### WORK TO DO:
Give back every line exactly as it appears, pictures excluded.

>> start

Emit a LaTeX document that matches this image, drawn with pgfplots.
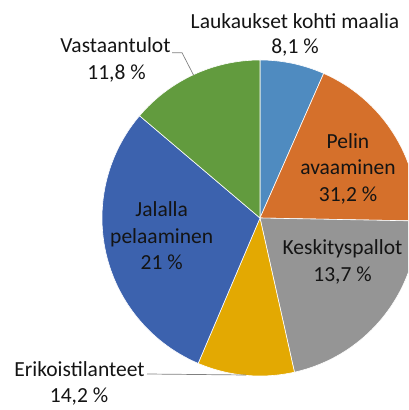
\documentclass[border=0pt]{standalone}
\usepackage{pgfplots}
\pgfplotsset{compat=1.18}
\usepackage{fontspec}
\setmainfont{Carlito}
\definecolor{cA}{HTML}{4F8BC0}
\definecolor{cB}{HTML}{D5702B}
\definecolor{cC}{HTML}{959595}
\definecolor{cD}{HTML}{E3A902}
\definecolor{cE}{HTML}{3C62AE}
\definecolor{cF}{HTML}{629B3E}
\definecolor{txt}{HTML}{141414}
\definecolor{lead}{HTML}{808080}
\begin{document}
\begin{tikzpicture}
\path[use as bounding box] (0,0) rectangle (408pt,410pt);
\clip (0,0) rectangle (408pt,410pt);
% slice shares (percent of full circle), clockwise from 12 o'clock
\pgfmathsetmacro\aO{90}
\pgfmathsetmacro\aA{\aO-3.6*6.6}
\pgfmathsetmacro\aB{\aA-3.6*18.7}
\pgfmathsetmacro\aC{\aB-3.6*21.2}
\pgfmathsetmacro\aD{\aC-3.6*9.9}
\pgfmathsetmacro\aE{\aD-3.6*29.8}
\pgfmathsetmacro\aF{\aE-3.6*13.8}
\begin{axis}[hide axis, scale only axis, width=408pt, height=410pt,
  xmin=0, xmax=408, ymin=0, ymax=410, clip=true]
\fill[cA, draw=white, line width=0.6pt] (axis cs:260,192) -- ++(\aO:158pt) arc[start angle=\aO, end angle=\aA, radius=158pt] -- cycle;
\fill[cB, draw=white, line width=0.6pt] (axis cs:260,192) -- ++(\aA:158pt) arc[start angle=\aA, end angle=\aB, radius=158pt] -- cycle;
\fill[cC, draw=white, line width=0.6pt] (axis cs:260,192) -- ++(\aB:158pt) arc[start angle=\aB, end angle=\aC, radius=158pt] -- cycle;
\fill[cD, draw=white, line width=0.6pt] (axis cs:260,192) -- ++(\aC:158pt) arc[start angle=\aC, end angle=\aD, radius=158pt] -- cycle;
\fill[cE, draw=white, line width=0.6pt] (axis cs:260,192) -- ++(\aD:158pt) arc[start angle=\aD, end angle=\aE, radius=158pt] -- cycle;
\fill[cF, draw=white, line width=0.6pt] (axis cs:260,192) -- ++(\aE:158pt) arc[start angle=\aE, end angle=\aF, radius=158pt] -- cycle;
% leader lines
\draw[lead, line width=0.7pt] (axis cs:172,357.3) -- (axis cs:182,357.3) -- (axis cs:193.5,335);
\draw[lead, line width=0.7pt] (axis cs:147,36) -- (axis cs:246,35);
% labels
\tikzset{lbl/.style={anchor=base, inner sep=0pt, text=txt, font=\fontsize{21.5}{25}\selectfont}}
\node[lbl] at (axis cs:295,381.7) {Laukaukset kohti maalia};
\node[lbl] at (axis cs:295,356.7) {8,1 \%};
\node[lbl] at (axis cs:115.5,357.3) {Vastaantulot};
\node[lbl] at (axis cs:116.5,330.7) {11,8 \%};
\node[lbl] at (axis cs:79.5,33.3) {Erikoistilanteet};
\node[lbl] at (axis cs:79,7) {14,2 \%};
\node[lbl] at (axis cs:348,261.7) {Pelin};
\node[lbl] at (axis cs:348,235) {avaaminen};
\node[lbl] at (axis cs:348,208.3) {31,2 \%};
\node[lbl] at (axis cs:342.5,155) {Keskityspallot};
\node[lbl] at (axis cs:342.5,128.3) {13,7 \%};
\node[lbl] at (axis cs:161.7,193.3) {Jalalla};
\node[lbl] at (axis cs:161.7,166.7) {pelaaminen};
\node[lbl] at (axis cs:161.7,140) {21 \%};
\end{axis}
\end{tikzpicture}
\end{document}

>> end

### IN RESPONSE:
Emit a LaTeX document that matches this image, drawn with pgfplots.
\documentclass[border=0pt]{standalone}
\usepackage{pgfplots}
\pgfplotsset{compat=1.18}
\usepackage{fontspec}
\setmainfont{Carlito}
\definecolor{cA}{HTML}{4F8BC0}
\definecolor{cB}{HTML}{D5702B}
\definecolor{cC}{HTML}{959595}
\definecolor{cD}{HTML}{E3A902}
\definecolor{cE}{HTML}{3C62AE}
\definecolor{cF}{HTML}{629B3E}
\definecolor{txt}{HTML}{141414}
\definecolor{lead}{HTML}{808080}
\begin{document}
\begin{tikzpicture}
\path[use as bounding box] (0,0) rectangle (408pt,410pt);
\clip (0,0) rectangle (408pt,410pt);
% slice shares (percent of full circle), clockwise from 12 o'clock
\pgfmathsetmacro\aO{90}
\pgfmathsetmacro\aA{\aO-3.6*6.6}
\pgfmathsetmacro\aB{\aA-3.6*18.7}
\pgfmathsetmacro\aC{\aB-3.6*21.2}
\pgfmathsetmacro\aD{\aC-3.6*9.9}
\pgfmathsetmacro\aE{\aD-3.6*29.8}
\pgfmathsetmacro\aF{\aE-3.6*13.8}
\begin{axis}[hide axis, scale only axis, width=408pt, height=410pt,
  xmin=0, xmax=408, ymin=0, ymax=410, clip=true]
\fill[cA, draw=white, line width=0.6pt] (axis cs:260,192) -- ++(\aO:158pt) arc[start angle=\aO, end angle=\aA, radius=158pt] -- cycle;
\fill[cB, draw=white, line width=0.6pt] (axis cs:260,192) -- ++(\aA:158pt) arc[start angle=\aA, end angle=\aB, radius=158pt] -- cycle;
\fill[cC, draw=white, line width=0.6pt] (axis cs:260,192) -- ++(\aB:158pt) arc[start angle=\aB, end angle=\aC, radius=158pt] -- cycle;
\fill[cD, draw=white, line width=0.6pt] (axis cs:260,192) -- ++(\aC:158pt) arc[start angle=\aC, end angle=\aD, radius=158pt] -- cycle;
\fill[cE, draw=white, line width=0.6pt] (axis cs:260,192) -- ++(\aD:158pt) arc[start angle=\aD, end angle=\aE, radius=158pt] -- cycle;
\fill[cF, draw=white, line width=0.6pt] (axis cs:260,192) -- ++(\aE:158pt) arc[start angle=\aE, end angle=\aF, radius=158pt] -- cycle;
% leader lines
\draw[lead, line width=0.7pt] (axis cs:172,357.3) -- (axis cs:182,357.3) -- (axis cs:193.5,335);
\draw[lead, line width=0.7pt] (axis cs:147,36) -- (axis cs:246,35);
% labels
\tikzset{lbl/.style={anchor=base, inner sep=0pt, text=txt, font=\fontsize{21.5}{25}\selectfont}}
\node[lbl] at (axis cs:295,381.7) {Laukaukset kohti maalia};
\node[lbl] at (axis cs:295,356.7) {8,1 \%};
\node[lbl] at (axis cs:115.5,357.3) {Vastaantulot};
\node[lbl] at (axis cs:116.5,330.7) {11,8 \%};
\node[lbl] at (axis cs:79.5,33.3) {Erikoistilanteet};
\node[lbl] at (axis cs:79,7) {14,2 \%};
\node[lbl] at (axis cs:348,261.7) {Pelin};
\node[lbl] at (axis cs:348,235) {avaaminen};
\node[lbl] at (axis cs:348,208.3) {31,2 \%};
\node[lbl] at (axis cs:342.5,155) {Keskityspallot};
\node[lbl] at (axis cs:342.5,128.3) {13,7 \%};
\node[lbl] at (axis cs:161.7,193.3) {Jalalla};
\node[lbl] at (axis cs:161.7,166.7) {pelaaminen};
\node[lbl] at (axis cs:161.7,140) {21 \%};
\end{axis}
\end{tikzpicture}
\end{document}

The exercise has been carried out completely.